A retrieval-augmented generation (RAG) demo takes an afternoon. A RAG system you can trust in front of customers takes weeks — and almost all of that time goes into three things the demo never shows you.
Retrieval is the whole game
The “G” in RAG gets the attention, but the “R” decides whether the answer is right. If retrieval surfaces the wrong chunk, no amount of prompt engineering saves you. In practice this means:
- Chunking that respects meaning, not arbitrary character counts.
- Hybrid search — combining keyword and semantic retrieval — because pure vector search misses exact matches like SKUs and error codes.
- Reranking the top candidates before they ever reach the model.

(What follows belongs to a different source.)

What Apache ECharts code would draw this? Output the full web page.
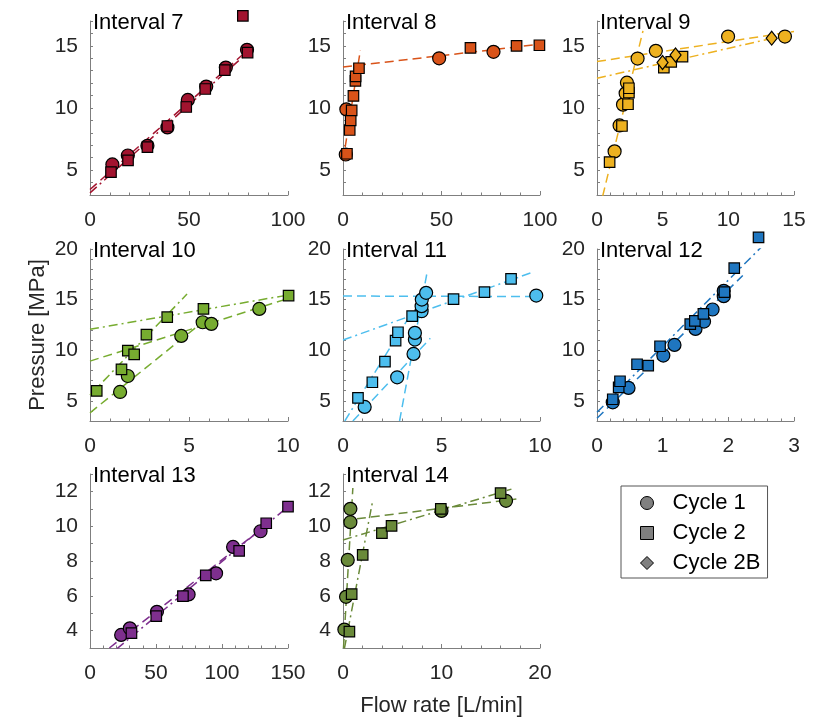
<!DOCTYPE html>
<html>
<head>
<meta charset="utf-8">
<script src="https://cdn.jsdelivr.net/npm/echarts@6/dist/echarts.min.js"></script>
<style>
  html, body { margin: 0; padding: 0; background: #ffffff; }
  #chart { width: 825px; height: 723px; }
</style>
</head>
<body>
<div id="chart"></div>
<script>
// Flow rate [L/min] vs pressure [MPa] per injection interval.
// c1 = cycle 1 (circles), c2 = cycle 2 (squares), c2b = cycle 2B (diamonds).
// fit1 / fit2 = straight-line fits for cycle 1 / cycle 2, as [start, end] point pairs.

const i7_c1 = [[11.3,5.46],[19.1,6.18],[29.0,6.96],[39.1,8.44],[49.4,10.65],[58.7,11.72],[68.6,13.25],[79.3,14.68]];
const i7_c2 = [[10.6,4.84],[19.2,5.78],[29.0,6.85],[39.1,8.55],[48.6,10.08],[58.2,11.53],[68.1,13.04],[79.6,14.46],[77.2,17.42]];
const i7_fit1 = [[[0,3.44],[80,14.7]]];
const i7_fit2 = [[[0,3.17],[80,14.5]]];

const i8_c1 = [[1.4,6.26],[1.7,9.89],[48.8,14.0],[76.4,14.52]];
const i8_c2 = [[2.0,6.32],[3.4,8.23],[3.9,9.0],[4.4,9.81],[5.3,10.97],[6.3,12.18],[6.4,12.55],[8.1,13.2],[64.7,14.84],[88.1,15.0],[99.7,15.05]];
const i8_fit1 = [[[0,5.73],[8.8,14.65]], [[0,13.3],[100,15.13]]];
const i8_fit2 = [];

const i9_c1 = [[1.34,6.51],[1.72,8.6],[1.98,10.27],[2.18,11.18],[2.28,12.04],[3.09,13.98],[4.48,14.6],[9.98,15.75],[14.31,15.75]];
const i9_c2 = [[0.96,5.65],[1.9,8.55],[2.36,10.3],[2.43,11.24],[2.43,11.59],[5.09,13.25],[5.65,13.71],[6.51,14.14]];
const i9_c2b = [[4.99,13.66],[5.98,14.27],[13.3,15.62]];
const i9_fit1 = [[[0.43,2.9],[3.5,16.2]], [[0,13.74],[15,16.16]]];
const i9_fit2 = [[[0,12.39],[13.3,15.6]]];

const i10_c1 = [[1.52,5.87],[1.91,7.45],[4.61,11.41],[5.69,12.76],[6.13,12.6],[8.55,14.08]];
const i10_c2 = [[0.34,5.97],[1.59,8.11],[1.91,9.95],[2.23,9.59],[2.85,11.54],[3.9,13.26],[5.73,14.08],[10.03,15.4]];
const i10_fit1 = [[[0,3.81],[5.7,12.8]], [[0,8.92],[10,15.1]]];
const i10_fit2 = [[[0,5.56],[4.9,15.55]], [[0,12.06],[10,15.45]]];

const i11_c1 = [[1.1,4.39],[2.75,7.32],[3.58,9.63],[3.65,11.05],[3.65,11.71],[3.99,13.85],[3.99,14.35],[4.0,15.0],[4.22,15.67],[9.81,15.4]];
const i11_c2 = [[0.76,5.28],[1.49,6.83],[2.13,8.87],[2.67,10.95],[2.79,11.77],[3.51,13.36],[5.61,15.04],[7.18,15.73],[8.53,17.05]];
const i11_fit1 = [[[0.5,3.0],[4.43,11.17]], [[2.87,3.0],[4.25,17.5]], [[0,15.35],[10,15.3]]];
const i11_fit2 = [[[0.09,3.0],[3.47,13.64]], [[0,11.0],[9.55,17.65]]];

const i12_c1 = [[0.24,4.85],[0.48,6.27],[1.01,9.47],[1.18,10.52],[1.5,12.1],[1.63,12.83],[1.76,14.02],[1.93,15.34],[1.93,15.86]];
const i12_c2 = [[0.24,5.15],[0.33,6.33],[0.35,6.93],[0.61,8.61],[0.78,8.48],[0.96,10.39],[1.42,12.57],[1.49,12.9],[1.62,13.59],[1.94,15.73],[2.09,18.1],[2.46,21.14]];
const i12_fit1 = [[[0,3.27],[2.22,17.38]]];
const i12_fit2 = [[[0,3.86],[2.5,20.18]]];

const i13_c1 = [[23.6,3.75],[30.2,4.13],[50.7,5.08],[74.7,6.08],[95.5,7.29],[108.4,8.81],[129.2,9.71]];
const i13_c2 = [[31.4,3.85],[50.2,4.83],[70.4,5.98],[87.7,7.17],[113,8.58],[133.5,10.17],[150,11.13]];
const i13_fit1 = [[[14.7,3.0],[130,9.85]]];
const i13_fit2 = [[[20.3,2.95],[150,11.12]]];

const i14_c1 = [[0.14,4.06],[0.31,5.94],[0.48,8.06],[0.75,10.23],[0.75,11.0],[10.0,10.88],[16.55,11.46]];
const i14_c2 = [[0.65,3.94],[0.88,6.1],[2.0,8.35],[3.95,9.6],[4.93,10.02],[9.93,11.0],[16.0,11.9]];
const i14_fit1 = [[[0.05,3.0],[1.0,12.2]], [[0,10.33],[17.6,11.56]]];
const i14_fit2 = [[[0.14,2.96],[3.0,11.42]], [[0,9.21],[17.1,12.13]]];

// Titles and tick labels
const panelTitles = ['Interval 7','Interval 8','Interval 9','Interval 10','Interval 11','Interval 12','Interval 13','Interval 14'];
const xTickLabels = [[0,50,100],[0,50,100],[0,5,10,15],[0,5,10],[0,5,10],[0,1,2,3],[0,50,100,150],[0,10,20]];
const yTickLabelsRow = [[5,10,15],[5,10,15,20],[4,6,8,10,12]];
const yRangeRow = [[3,17],[3,20],[3,13]];
const cycleNames = ['Cycle 1','Cycle 2','Cycle 2B'];

const panels = [
  {c1:i7_c1,  c2:i7_c2,  c2b:[],     fit1:i7_fit1,  fit2:i7_fit2},
  {c1:i8_c1,  c2:i8_c2,  c2b:[],     fit1:i8_fit1,  fit2:i8_fit2},
  {c1:i9_c1,  c2:i9_c2,  c2b:i9_c2b, fit1:i9_fit1,  fit2:i9_fit2},
  {c1:i10_c1, c2:i10_c2, c2b:[],     fit1:i10_fit1, fit2:i10_fit2},
  {c1:i11_c1, c2:i11_c2, c2b:[],     fit1:i11_fit1, fit2:i11_fit2},
  {c1:i12_c1, c2:i12_c2, c2b:[],     fit1:i12_fit1, fit2:i12_fit2},
  {c1:i13_c1, c2:i13_c2, c2b:[],     fit1:i13_fit1, fit2:i13_fit2},
  {c1:i14_c1, c2:i14_c2, c2b:[],     fit1:i14_fit1, fit2:i14_fit2}
];

// ---- styling / layout ----
const panelColors = ['#A2142F','#D95319','#EDB120','#77AC30','#4DBEEE','#1f76c0','#7E2F8E','#6a8a3a'];
const FONT = 'Liberation Sans, Arial, Helvetica, sans-serif';
const colLeft = [90, 343, 597];
const colWidth = [198, 197, 197];
const rowTop = [21, 249, 474];
const rowHeight = [174, 172, 174];
const DASH = [9, 5];
const DASHDOT = [9, 4, 2, 4];
const AXIS_GREY = '#7f7f7f';
const TEXT = '#262626';

const grids = [], xAxes = [], yAxes = [], titles = [], series = [];

panels.forEach((p, i) => {
  const row = Math.floor(i / 3), col = i % 3;
  grids.push({ left: colLeft[col], top: rowTop[row], width: colWidth[col], height: rowHeight[row] });

  const xl = xTickLabels[i];
  const xStep = xl[1] - xl[0];
  xAxes.push({
    type: 'value', gridIndex: i,
    min: 0, max: xl[xl.length - 1], interval: xStep,
    axisLine: { show: true, onZero: false, lineStyle: { color: AXIS_GREY, width: 1 } },
    axisTick: { show: true, inside: true, length: 4, lineStyle: { color: AXIS_GREY } },
    minorTick: { show: true, splitNumber: 5, length: 2.5, lineStyle: { color: AXIS_GREY } },
    splitLine: { show: false },
    axisLabel: { margin: 15, fontSize: 21, fontFamily: FONT, color: TEXT, showMinLabel: true, showMaxLabel: true },
    name: i === 7 ? 'Flow rate [L/min]' : '',
    nameLocation: 'middle', nameGap: 47,
    nameTextStyle: { fontSize: 22, fontFamily: FONT, color: TEXT }
  });

  const yr = yRangeRow[row];
  yAxes.push({
    type: 'value', gridIndex: i,
    min: yr[0], max: yr[1], interval: 1,
    axisLine: { show: true, onZero: false, lineStyle: { color: AXIS_GREY, width: 1 } },
    axisTick: { show: true, inside: true, length: 3, lineStyle: { color: AXIS_GREY } },
    splitLine: { show: false },
    axisLabel: { customValues: yTickLabelsRow[row], margin: 12, fontSize: 21, fontFamily: FONT, color: TEXT },
    name: i === 3 ? 'Pressure [MPa]' : '',
    nameLocation: 'middle', nameGap: 41,
    nameTextStyle: { fontSize: 22, fontFamily: FONT, color: TEXT }
  });

  titles.push({
    text: panelTitles[i], left: colLeft[col] + 3, top: rowTop[row] - 9, padding: 0,
    textStyle: { fontSize: 22, fontWeight: 'normal', fontFamily: FONT, color: '#000' }
  });

  const color = panelColors[i];
  const addFits = (fits, dash) => fits.forEach(seg => series.push({
    type: 'line', xAxisIndex: i, yAxisIndex: i, data: seg,
    symbol: 'none', silent: true, z: 1, clip: true,
    lineStyle: { color: color, width: 1.5, type: dash }
  }));
  addFits(p.fit1, DASH);
  addFits(p.fit2, DASHDOT);

  const mk = (name, data, symbol, size, z) => series.push({
    name: name, type: 'scatter', xAxisIndex: i, yAxisIndex: i, data: data,
    symbol: symbol, symbolSize: size, clip: false, z: z,
    itemStyle: { color: color, borderColor: '#000', borderWidth: 1.2, opacity: 1 },
    emphasis: { disabled: true }
  });
  mk(cycleNames[0], p.c1, 'circle', 13, 3);
  mk(cycleNames[1], p.c2, 'rect', 10.5, 4);
  if (p.c2b.length) mk(cycleNames[2], p.c2b, 'diamond', [11, 14], 5);
});

const legendIcons = ['circle', 'rect', 'diamond'];
const option = {
  animation: false,
  backgroundColor: '#ffffff',
  title: titles,
  grid: grids,
  xAxis: xAxes,
  yAxis: yAxes,
  legend: {
    orient: 'vertical', left: 621, top: 486,
    padding: [6, 7, 4, 19], itemGap: 8,
    itemWidth: 13, itemHeight: 13,
    borderColor: '#555555', borderWidth: 1, borderRadius: 0,
    selectedMode: false,
    textStyle: { fontSize: 22, lineHeight: 22, fontFamily: FONT, color: '#000', padding: [0, 0, 0, 14] },
    data: cycleNames.map((n, k) => ({
      name: n, icon: legendIcons[k],
      itemStyle: { color: '#808080', borderColor: '#000', borderWidth: 1 }
    }))
  },
  series: series
};

const chart = echarts.init(document.getElementById('chart'), null, { renderer: 'canvas' });
chart.setOption(option);
</script>
</body>
</html>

We spend more time on retrieval quality than on prompting, and it’s not close.
If you can’t measure it, you can’t ship it
The single biggest difference between a hobby project and a production system is evaluation. Before launch we build an eval set of real questions with known-good answers, then score every change against it. It turns “this feels better” into “recall went from 71% to 89%.”
Guardrails are a feature, not a nicety
Production RAG needs to know when it doesn’t know. A confidence threshold, a grounding check that the answer is actually supported by the retrieved sources, and a graceful hand-off to a human are what keep the system from confidently making things up.
The unglamorous parts that matter most
Freshness (how quickly new content becomes retrievable), cost per query, latency budgets, and observability so you can debug a bad answer after the fact. None of it is exciting. All of it is why the system still works six months later.
RAG is a fantastic pattern — we ship it constantly. Just budget your time where the value is: retrieval, evaluation, and guardrails, not the prompt.